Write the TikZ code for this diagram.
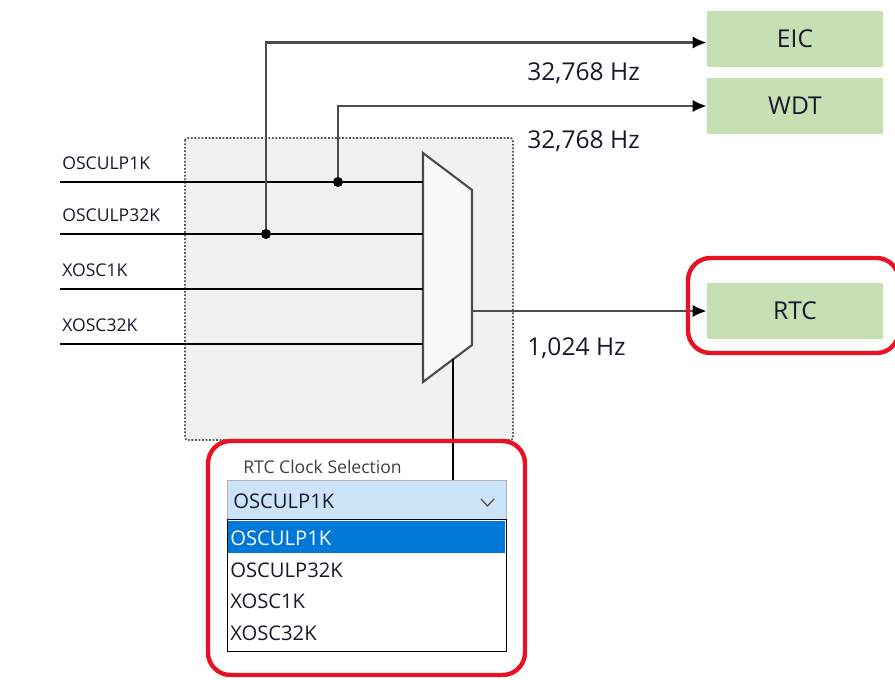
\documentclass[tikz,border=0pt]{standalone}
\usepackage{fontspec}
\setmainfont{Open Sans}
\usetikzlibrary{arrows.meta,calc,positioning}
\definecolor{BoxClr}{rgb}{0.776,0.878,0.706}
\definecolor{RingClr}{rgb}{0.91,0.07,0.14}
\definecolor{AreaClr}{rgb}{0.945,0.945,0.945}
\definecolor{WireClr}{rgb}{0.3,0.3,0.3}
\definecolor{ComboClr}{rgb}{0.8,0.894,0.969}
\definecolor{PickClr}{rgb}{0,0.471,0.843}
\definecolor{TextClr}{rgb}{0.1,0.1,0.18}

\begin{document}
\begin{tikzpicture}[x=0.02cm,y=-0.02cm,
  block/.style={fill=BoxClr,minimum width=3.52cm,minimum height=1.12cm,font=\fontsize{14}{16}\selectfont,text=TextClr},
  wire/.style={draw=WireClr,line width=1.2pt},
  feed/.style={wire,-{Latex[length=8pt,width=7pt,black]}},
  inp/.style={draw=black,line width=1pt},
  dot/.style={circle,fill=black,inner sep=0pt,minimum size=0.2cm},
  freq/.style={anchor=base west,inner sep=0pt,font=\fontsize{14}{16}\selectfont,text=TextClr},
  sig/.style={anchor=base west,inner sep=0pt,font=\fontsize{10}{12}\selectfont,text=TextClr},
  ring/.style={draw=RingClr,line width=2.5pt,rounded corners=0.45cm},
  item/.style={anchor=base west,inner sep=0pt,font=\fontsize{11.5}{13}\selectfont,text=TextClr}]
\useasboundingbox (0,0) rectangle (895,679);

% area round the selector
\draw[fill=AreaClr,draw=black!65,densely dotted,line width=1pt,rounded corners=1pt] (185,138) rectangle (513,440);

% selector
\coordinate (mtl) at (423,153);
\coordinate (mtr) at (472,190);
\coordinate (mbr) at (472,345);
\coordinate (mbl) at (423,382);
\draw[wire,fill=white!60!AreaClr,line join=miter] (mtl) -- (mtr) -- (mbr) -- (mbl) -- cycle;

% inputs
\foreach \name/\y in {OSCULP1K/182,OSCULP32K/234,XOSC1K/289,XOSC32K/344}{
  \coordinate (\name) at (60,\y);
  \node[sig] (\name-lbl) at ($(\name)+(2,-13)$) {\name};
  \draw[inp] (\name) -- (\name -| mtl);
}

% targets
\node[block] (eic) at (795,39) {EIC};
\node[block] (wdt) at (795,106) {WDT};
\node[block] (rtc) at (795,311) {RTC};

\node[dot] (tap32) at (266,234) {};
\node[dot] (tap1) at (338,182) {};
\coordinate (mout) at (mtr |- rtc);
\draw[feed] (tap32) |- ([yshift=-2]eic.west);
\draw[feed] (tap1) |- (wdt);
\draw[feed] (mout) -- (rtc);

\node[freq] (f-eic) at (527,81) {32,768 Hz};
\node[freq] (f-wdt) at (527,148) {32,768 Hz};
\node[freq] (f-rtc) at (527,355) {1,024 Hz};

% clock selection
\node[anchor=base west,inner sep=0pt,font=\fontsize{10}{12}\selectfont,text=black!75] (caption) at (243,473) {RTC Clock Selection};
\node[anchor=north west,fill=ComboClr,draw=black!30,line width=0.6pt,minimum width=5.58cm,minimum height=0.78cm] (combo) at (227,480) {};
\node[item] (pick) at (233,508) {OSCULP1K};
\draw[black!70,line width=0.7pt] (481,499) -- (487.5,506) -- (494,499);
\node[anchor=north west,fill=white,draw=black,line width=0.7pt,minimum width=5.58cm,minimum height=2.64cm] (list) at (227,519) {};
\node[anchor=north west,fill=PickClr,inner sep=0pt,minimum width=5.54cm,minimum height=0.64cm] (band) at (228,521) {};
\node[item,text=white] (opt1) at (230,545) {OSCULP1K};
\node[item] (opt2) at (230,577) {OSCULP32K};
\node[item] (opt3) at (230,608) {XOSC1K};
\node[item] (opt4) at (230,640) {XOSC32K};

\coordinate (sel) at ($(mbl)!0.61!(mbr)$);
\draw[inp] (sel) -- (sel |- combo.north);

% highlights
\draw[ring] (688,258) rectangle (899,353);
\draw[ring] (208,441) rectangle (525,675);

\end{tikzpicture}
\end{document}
---*---
What is needed => Without including any picture, repeat the data exactly.

Exercise output =>
Write the TikZ code for this diagram.
\documentclass[tikz,border=0pt]{standalone}
\usepackage{fontspec}
\setmainfont{Open Sans}
\usetikzlibrary{arrows.meta,calc,positioning}
\definecolor{BoxClr}{rgb}{0.776,0.878,0.706}
\definecolor{RingClr}{rgb}{0.91,0.07,0.14}
\definecolor{AreaClr}{rgb}{0.945,0.945,0.945}
\definecolor{WireClr}{rgb}{0.3,0.3,0.3}
\definecolor{ComboClr}{rgb}{0.8,0.894,0.969}
\definecolor{PickClr}{rgb}{0,0.471,0.843}
\definecolor{TextClr}{rgb}{0.1,0.1,0.18}

\begin{document}
\begin{tikzpicture}[x=0.02cm,y=-0.02cm,
  block/.style={fill=BoxClr,minimum width=3.52cm,minimum height=1.12cm,font=\fontsize{14}{16}\selectfont,text=TextClr},
  wire/.style={draw=WireClr,line width=1.2pt},
  feed/.style={wire,-{Latex[length=8pt,width=7pt,black]}},
  inp/.style={draw=black,line width=1pt},
  dot/.style={circle,fill=black,inner sep=0pt,minimum size=0.2cm},
  freq/.style={anchor=base west,inner sep=0pt,font=\fontsize{14}{16}\selectfont,text=TextClr},
  sig/.style={anchor=base west,inner sep=0pt,font=\fontsize{10}{12}\selectfont,text=TextClr},
  ring/.style={draw=RingClr,line width=2.5pt,rounded corners=0.45cm},
  item/.style={anchor=base west,inner sep=0pt,font=\fontsize{11.5}{13}\selectfont,text=TextClr}]
\useasboundingbox (0,0) rectangle (895,679);

% area round the selector
\draw[fill=AreaClr,draw=black!65,densely dotted,line width=1pt,rounded corners=1pt] (185,138) rectangle (513,440);

% selector
\coordinate (mtl) at (423,153);
\coordinate (mtr) at (472,190);
\coordinate (mbr) at (472,345);
\coordinate (mbl) at (423,382);
\draw[wire,fill=white!60!AreaClr,line join=miter] (mtl) -- (mtr) -- (mbr) -- (mbl) -- cycle;

% inputs
\foreach \name/\y in {OSCULP1K/182,OSCULP32K/234,XOSC1K/289,XOSC32K/344}{
  \coordinate (\name) at (60,\y);
  \node[sig] (\name-lbl) at ($(\name)+(2,-13)$) {\name};
  \draw[inp] (\name) -- (\name -| mtl);
}

% targets
\node[block] (eic) at (795,39) {EIC};
\node[block] (wdt) at (795,106) {WDT};
\node[block] (rtc) at (795,311) {RTC};

\node[dot] (tap32) at (266,234) {};
\node[dot] (tap1) at (338,182) {};
\coordinate (mout) at (mtr |- rtc);
\draw[feed] (tap32) |- ([yshift=-2]eic.west);
\draw[feed] (tap1) |- (wdt);
\draw[feed] (mout) -- (rtc);

\node[freq] (f-eic) at (527,81) {32,768 Hz};
\node[freq] (f-wdt) at (527,148) {32,768 Hz};
\node[freq] (f-rtc) at (527,355) {1,024 Hz};

% clock selection
\node[anchor=base west,inner sep=0pt,font=\fontsize{10}{12}\selectfont,text=black!75] (caption) at (243,473) {RTC Clock Selection};
\node[anchor=north west,fill=ComboClr,draw=black!30,line width=0.6pt,minimum width=5.58cm,minimum height=0.78cm] (combo) at (227,480) {};
\node[item] (pick) at (233,508) {OSCULP1K};
\draw[black!70,line width=0.7pt] (481,499) -- (487.5,506) -- (494,499);
\node[anchor=north west,fill=white,draw=black,line width=0.7pt,minimum width=5.58cm,minimum height=2.64cm] (list) at (227,519) {};
\node[anchor=north west,fill=PickClr,inner sep=0pt,minimum width=5.54cm,minimum height=0.64cm] (band) at (228,521) {};
\node[item,text=white] (opt1) at (230,545) {OSCULP1K};
\node[item] (opt2) at (230,577) {OSCULP32K};
\node[item] (opt3) at (230,608) {XOSC1K};
\node[item] (opt4) at (230,640) {XOSC32K};

\coordinate (sel) at ($(mbl)!0.61!(mbr)$);
\draw[inp] (sel) -- (sel |- combo.north);

% highlights
\draw[ring] (688,258) rectangle (899,353);
\draw[ring] (208,441) rectangle (525,675);

\end{tikzpicture}
\end{document}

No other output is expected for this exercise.